Uniform Lipschitz functions on the triangular lattice have logarithmic variations

TL;DR

This paper proves that uniform Lipschitz functions on the triangular lattice exhibit logarithmic variation growth, and constructs a unique infinite-volume Gibbs measure for the associated loop O(2) model, demonstrating scale-invariance and finite loops.

Contribution

It establishes the order of variation for Lipschitz functions on the triangular lattice and constructs a unique Gibbs measure for the loop O(2) model with finite loops and scale-invariance.

Findings

Variations grow as √log N for Lipschitz functions

Constructed a unique infinite-volume Gibbs measure for the loop O(2) model

Proved RSW-type estimates for the associated spin model

Abstract

Uniform integer-valued Lipschitz functions on a domain of size $N$ of the triangular lattice are shown to have variations of order $\sqrt{\log N}$. The level lines of such functions form a loop $O(2)$ model on the edges of the hexagonal lattice with edge-weight one.

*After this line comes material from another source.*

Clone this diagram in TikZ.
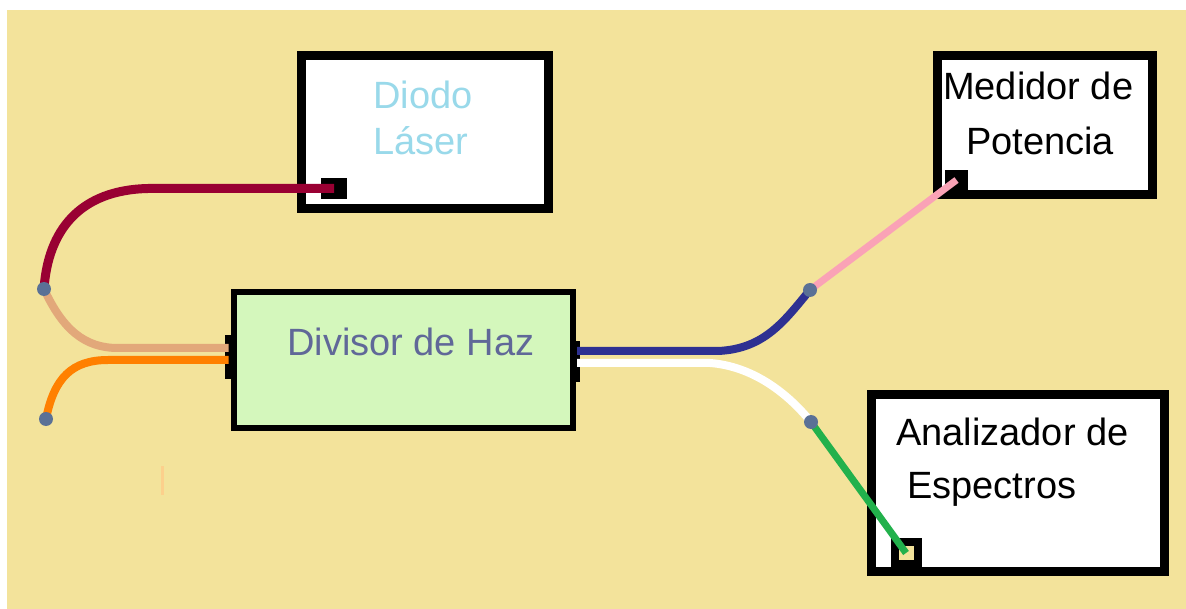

An infinite-volume Gibbs measure for the loop O(2) model is constructed as a thermodynamic limit and is shown to be unique. It contains only finite loops and has properties indicative of scale-invariance: macroscopic loops appearing at every scale. The existence of the infinite-volume measure carries over to height functions pinned at the origin; the uniqueness of the Gibbs measure does not. The proof is based on a representation of the loop $O(2)$ model via a pair of spin configurations that are shown to satisfy the FKG inequality. We prove RSW-type estimates for a certain connectivity notion in the aforementioned spin model.